Evolution of country hash rate share. Source: CBECI

CBECI project lead Alexander Neumueller told Cointelegraph that the new data is enough to conclude that Bitcoin mining is still live in China, stating:

“Our data empirically confirms the claims of industry insiders that Bitcoin mining is still ongoing within the country. Although mining in China is far from its former heights, the country still seems to host about one-fifth of the total hash rate.”

Russia drops out of the top three largest miners

The latest CBECI update also signals a slight drop in the hash rate share in Kazakhstan, the world’s third-largest BTC mining hub. Kazakhstan’s BTC hash rate share dropped from 18% in August to 13.2% in January.

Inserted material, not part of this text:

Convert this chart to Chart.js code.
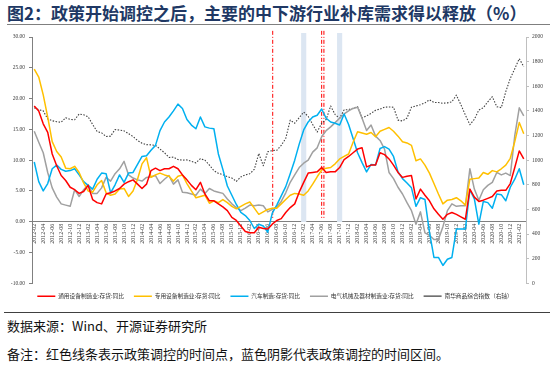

The CBECI data also shows that miners now mine as much as 9% of the global BTC hash rate in undefined locations. Canada and Russia are the following major mining hubs, accounting for 6.5% and 4.7%, respectively.

In addition to dropping out from the three biggest countries by BTC hash rate power, Russia also saw its actual hash rate declining from 13.6 EH/s in August to 8.6 EH/s in January.

Georgia, Texas and Kentucky lead BTC hash rate production in the US

The new CBECI update provides more specific insights about the largest Bitcoin mining market’s hashrate distribution at the state level.

Related: Bitcoin network hash rate hit a new record high amid price volatility

The data shows that Georgia, Texas and Kentucky make up the three largest states in terms of hash rate, accounting for 32%, 11.2% and 10.9%, respectively. All three states combined account for more than half of the overall hash rate in the United States.

Notable mining activity can also be found in the states like New York, California, North Carolina and Washington, the data suggests.

Methodology: CBECI uses data from four mining pools

The CBECI is released under the umbrella of the Cambridge Digital Assets Programme, a research initiative host Cambridge Centre for Alternative Finance.

The report is based on data obtained in collaboration with four major mining pools, BTC.com, Poolin, ViaBTC and Foundry. According to the CBECI website, the sample size for the analyzed mining pool data has varied between 32% and 38% of Bitcoin’s total hash rate since the release of the mining map in 2019.

“We are continually seeking ways in which to improve our data in order to increase the reliability of our estimates. The best way for us to do this is to welcome additional contributing mining pools, so we would encourage other mining pools to reach out and get involved,” the CBECI project lead said.